* [SHORT EXERCISE]
Among the lines below, count those containing the word "that". Give the number only.

* [SUPPLIED DATA]
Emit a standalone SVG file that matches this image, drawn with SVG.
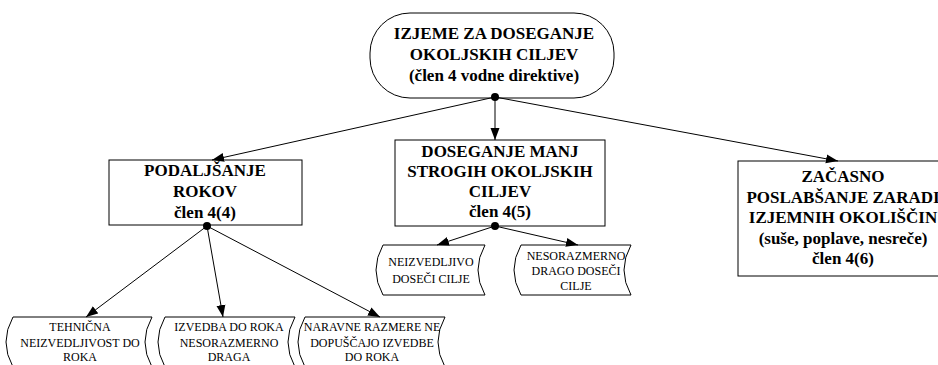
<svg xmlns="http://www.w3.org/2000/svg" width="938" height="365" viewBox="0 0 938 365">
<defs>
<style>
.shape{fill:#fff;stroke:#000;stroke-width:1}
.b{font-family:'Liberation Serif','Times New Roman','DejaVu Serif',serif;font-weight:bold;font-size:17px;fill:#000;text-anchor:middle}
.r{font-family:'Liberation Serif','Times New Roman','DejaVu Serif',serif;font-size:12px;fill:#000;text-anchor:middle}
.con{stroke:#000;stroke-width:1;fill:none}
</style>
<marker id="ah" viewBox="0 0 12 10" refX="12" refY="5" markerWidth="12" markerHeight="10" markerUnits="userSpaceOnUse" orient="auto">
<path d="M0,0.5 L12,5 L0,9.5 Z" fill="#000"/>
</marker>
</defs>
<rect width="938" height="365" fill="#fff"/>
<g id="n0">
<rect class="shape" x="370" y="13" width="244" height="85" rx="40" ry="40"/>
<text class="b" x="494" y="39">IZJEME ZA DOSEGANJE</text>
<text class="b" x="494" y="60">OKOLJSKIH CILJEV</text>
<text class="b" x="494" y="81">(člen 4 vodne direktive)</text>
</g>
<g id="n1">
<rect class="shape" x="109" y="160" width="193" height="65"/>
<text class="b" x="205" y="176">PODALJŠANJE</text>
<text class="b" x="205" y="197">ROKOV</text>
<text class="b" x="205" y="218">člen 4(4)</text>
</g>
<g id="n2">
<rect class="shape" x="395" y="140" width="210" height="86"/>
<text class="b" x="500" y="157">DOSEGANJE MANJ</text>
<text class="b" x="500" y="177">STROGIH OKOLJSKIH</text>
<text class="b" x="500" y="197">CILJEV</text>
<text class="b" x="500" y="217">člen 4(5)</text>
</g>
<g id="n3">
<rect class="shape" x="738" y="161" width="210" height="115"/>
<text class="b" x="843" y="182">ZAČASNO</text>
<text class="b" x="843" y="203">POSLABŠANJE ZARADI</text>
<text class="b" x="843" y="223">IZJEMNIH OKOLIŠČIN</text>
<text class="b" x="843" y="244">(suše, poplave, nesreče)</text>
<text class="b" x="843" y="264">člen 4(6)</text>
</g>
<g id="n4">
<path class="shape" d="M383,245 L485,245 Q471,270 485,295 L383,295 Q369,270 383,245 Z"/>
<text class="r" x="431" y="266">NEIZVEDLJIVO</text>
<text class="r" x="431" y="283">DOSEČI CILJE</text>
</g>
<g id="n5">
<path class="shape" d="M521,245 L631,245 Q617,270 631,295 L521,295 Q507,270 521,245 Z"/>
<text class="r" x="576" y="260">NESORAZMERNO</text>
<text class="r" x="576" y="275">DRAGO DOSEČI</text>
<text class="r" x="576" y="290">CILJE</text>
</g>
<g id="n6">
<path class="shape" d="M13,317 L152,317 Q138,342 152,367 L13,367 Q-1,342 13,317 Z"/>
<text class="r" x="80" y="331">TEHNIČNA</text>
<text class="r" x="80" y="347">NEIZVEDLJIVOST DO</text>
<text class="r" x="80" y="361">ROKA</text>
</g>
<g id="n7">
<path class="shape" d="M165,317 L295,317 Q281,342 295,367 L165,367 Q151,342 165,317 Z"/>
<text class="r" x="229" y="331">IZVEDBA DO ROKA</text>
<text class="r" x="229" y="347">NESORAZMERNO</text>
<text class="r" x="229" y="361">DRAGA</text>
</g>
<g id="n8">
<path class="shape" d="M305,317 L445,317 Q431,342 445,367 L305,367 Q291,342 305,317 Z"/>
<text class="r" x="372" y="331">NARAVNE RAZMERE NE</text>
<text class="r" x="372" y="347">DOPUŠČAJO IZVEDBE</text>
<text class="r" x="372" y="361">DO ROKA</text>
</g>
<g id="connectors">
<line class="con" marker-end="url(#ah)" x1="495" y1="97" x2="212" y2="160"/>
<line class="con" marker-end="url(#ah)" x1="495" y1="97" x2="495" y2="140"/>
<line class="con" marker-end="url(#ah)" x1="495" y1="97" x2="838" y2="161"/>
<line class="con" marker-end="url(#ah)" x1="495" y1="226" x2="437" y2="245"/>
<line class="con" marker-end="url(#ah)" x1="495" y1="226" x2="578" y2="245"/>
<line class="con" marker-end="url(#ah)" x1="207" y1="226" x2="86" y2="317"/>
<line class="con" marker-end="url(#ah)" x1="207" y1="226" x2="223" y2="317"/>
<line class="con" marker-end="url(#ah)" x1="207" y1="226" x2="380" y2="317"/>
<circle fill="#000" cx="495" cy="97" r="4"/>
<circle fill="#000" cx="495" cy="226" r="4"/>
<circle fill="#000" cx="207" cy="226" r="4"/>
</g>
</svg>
--
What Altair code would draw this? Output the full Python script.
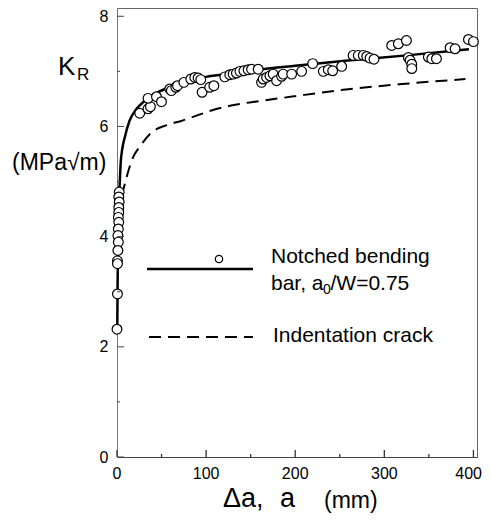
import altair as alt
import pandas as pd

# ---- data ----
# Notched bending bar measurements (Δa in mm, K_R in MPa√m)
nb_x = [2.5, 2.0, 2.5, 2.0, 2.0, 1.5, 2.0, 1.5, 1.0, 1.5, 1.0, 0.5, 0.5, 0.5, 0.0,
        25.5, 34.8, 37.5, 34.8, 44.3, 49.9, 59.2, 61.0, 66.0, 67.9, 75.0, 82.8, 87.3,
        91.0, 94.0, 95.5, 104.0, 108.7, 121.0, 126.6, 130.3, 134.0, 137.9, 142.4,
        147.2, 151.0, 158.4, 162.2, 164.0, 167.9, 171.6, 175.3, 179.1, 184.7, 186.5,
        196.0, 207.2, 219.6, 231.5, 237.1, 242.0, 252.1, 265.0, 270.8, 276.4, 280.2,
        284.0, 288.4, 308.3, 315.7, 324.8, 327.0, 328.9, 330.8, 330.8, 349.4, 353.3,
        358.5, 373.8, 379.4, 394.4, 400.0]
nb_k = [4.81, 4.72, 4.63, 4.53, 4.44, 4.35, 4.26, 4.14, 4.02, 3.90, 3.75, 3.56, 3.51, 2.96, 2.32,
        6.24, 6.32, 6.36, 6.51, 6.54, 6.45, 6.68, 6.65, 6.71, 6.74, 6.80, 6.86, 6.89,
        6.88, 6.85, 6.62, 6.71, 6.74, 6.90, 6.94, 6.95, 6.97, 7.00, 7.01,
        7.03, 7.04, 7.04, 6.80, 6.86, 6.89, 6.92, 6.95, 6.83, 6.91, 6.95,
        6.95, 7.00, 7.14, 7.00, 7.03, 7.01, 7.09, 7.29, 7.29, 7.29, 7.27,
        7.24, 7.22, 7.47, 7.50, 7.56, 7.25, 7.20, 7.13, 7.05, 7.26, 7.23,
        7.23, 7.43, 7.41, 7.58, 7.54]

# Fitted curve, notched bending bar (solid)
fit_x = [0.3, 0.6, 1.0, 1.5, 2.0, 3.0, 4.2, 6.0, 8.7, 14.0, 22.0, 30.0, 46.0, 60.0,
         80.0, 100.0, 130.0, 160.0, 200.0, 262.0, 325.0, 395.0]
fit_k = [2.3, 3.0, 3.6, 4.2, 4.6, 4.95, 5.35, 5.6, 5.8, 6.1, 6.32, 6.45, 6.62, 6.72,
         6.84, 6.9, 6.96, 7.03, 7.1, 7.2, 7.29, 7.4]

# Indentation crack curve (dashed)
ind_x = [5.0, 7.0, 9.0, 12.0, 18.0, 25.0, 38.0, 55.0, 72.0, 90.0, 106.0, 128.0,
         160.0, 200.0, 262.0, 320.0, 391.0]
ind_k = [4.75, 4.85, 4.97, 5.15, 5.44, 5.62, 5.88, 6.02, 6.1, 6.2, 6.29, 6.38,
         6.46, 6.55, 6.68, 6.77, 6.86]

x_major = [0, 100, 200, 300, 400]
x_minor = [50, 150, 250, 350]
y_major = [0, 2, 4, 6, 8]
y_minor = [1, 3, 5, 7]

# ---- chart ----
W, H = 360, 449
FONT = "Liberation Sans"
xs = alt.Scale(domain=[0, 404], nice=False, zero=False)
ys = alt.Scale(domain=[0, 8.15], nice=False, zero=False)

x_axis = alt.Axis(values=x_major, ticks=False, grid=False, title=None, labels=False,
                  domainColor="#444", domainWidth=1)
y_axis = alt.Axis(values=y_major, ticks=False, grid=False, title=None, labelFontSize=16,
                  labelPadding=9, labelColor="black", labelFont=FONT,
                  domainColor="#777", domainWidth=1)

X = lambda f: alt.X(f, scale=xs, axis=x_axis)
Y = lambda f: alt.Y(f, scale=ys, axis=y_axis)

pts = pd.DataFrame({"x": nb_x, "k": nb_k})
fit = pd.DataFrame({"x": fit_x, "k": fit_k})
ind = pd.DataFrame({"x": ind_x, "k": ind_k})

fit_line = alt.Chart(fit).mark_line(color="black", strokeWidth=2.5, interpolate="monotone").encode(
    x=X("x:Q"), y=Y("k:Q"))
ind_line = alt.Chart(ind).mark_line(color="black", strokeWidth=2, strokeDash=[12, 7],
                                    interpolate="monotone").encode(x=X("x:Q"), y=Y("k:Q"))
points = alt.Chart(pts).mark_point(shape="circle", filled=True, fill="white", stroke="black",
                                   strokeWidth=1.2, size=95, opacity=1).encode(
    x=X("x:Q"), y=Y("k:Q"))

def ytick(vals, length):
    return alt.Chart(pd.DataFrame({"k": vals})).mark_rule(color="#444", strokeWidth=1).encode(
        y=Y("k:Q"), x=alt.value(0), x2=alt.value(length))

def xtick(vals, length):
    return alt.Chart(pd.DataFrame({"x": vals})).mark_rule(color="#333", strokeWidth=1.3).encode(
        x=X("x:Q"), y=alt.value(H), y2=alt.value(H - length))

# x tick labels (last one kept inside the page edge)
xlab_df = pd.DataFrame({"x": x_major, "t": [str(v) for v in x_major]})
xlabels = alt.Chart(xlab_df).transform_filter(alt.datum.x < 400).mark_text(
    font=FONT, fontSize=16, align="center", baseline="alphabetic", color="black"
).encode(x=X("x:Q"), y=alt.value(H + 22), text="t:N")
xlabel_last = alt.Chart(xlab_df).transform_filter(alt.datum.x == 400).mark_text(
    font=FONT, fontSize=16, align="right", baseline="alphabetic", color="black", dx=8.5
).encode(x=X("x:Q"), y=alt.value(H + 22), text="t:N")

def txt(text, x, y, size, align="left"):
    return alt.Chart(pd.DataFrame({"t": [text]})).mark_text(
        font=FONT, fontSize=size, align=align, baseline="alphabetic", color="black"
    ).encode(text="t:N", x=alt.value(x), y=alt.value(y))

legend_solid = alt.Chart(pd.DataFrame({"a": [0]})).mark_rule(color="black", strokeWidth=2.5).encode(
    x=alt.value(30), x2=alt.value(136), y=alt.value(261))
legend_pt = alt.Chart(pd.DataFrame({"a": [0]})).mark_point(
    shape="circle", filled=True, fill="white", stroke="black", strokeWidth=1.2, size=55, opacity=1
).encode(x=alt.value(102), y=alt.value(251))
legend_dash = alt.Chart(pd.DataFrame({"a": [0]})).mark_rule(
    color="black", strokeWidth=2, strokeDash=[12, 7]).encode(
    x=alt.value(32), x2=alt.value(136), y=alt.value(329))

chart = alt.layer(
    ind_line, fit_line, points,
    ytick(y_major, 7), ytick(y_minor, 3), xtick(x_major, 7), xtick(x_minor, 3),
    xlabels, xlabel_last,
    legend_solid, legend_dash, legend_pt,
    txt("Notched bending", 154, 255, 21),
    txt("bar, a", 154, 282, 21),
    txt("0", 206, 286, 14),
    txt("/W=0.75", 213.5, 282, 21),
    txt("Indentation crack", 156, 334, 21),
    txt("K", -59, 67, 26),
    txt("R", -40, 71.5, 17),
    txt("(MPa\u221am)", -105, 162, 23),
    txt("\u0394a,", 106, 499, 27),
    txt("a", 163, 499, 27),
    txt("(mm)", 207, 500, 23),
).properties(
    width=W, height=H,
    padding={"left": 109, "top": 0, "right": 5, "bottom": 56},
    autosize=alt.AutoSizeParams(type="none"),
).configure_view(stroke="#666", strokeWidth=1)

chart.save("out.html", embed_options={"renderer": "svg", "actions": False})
==
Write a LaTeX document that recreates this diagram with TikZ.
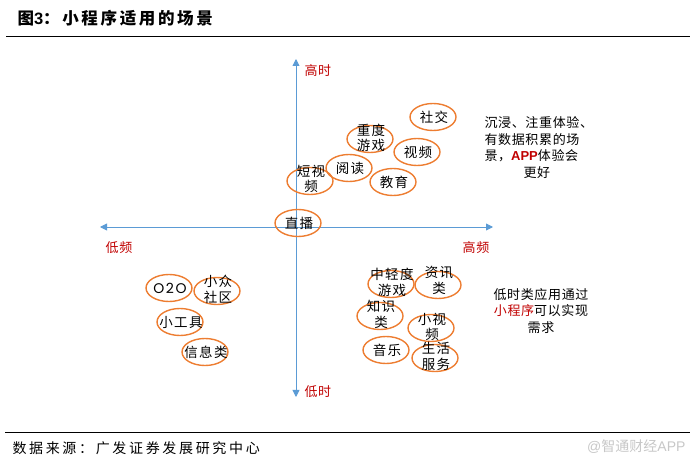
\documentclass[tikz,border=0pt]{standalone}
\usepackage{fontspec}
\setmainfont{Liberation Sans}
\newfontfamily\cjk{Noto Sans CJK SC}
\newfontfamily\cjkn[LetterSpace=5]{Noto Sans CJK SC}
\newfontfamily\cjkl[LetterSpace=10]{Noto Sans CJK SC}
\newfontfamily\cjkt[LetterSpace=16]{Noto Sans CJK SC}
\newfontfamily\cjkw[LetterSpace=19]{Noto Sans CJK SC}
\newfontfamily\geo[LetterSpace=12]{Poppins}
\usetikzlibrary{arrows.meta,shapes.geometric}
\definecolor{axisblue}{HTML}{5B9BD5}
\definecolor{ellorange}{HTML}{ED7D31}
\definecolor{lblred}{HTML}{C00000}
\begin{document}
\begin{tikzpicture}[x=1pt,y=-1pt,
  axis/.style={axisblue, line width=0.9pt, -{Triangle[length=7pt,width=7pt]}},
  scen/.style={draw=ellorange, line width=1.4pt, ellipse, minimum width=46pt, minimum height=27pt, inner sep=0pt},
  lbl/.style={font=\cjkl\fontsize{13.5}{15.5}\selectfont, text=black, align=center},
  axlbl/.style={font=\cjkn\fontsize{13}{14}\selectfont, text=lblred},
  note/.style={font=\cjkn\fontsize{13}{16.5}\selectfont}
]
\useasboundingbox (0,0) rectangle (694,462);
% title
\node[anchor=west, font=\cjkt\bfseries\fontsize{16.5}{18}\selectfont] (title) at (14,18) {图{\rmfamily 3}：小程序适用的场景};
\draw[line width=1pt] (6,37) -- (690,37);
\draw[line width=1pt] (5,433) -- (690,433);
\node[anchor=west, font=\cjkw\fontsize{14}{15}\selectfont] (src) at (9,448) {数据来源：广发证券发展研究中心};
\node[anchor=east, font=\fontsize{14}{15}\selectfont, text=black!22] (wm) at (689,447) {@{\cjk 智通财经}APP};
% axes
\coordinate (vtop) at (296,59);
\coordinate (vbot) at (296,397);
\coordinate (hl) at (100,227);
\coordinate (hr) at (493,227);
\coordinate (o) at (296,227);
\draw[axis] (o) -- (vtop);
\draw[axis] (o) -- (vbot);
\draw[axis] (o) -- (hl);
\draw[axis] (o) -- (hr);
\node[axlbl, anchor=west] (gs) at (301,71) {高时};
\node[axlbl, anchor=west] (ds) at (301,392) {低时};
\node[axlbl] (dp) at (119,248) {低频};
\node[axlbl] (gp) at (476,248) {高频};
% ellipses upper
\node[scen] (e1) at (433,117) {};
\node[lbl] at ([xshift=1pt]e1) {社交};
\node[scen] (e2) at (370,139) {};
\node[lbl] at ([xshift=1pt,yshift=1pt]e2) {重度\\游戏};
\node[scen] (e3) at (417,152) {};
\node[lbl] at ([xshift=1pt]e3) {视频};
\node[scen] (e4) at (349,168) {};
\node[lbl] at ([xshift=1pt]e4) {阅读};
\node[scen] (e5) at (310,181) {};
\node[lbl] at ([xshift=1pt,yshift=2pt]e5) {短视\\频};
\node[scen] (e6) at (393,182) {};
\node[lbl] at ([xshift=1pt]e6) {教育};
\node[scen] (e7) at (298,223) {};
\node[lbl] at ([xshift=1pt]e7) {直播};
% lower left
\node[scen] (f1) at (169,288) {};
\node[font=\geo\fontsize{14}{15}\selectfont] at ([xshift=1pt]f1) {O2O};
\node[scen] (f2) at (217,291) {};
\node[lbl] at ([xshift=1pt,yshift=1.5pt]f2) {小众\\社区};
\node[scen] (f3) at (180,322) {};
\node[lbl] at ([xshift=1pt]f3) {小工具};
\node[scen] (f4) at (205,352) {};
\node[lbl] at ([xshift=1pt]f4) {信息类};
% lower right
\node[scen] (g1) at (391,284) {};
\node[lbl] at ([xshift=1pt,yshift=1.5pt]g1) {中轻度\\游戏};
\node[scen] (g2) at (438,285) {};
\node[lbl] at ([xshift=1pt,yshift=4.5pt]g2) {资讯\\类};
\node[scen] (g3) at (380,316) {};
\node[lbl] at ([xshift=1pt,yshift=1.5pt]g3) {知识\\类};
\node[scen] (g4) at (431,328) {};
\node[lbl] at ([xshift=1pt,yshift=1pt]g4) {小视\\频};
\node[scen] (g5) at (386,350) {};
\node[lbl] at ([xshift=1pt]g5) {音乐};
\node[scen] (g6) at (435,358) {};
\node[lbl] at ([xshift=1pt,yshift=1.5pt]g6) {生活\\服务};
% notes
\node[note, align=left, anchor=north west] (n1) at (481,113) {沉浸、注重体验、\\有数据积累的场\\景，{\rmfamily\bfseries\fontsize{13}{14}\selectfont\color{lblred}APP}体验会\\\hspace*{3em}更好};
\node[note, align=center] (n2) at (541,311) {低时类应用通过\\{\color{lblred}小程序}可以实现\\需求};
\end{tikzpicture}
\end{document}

* [EXERCISE RESPONSE]
2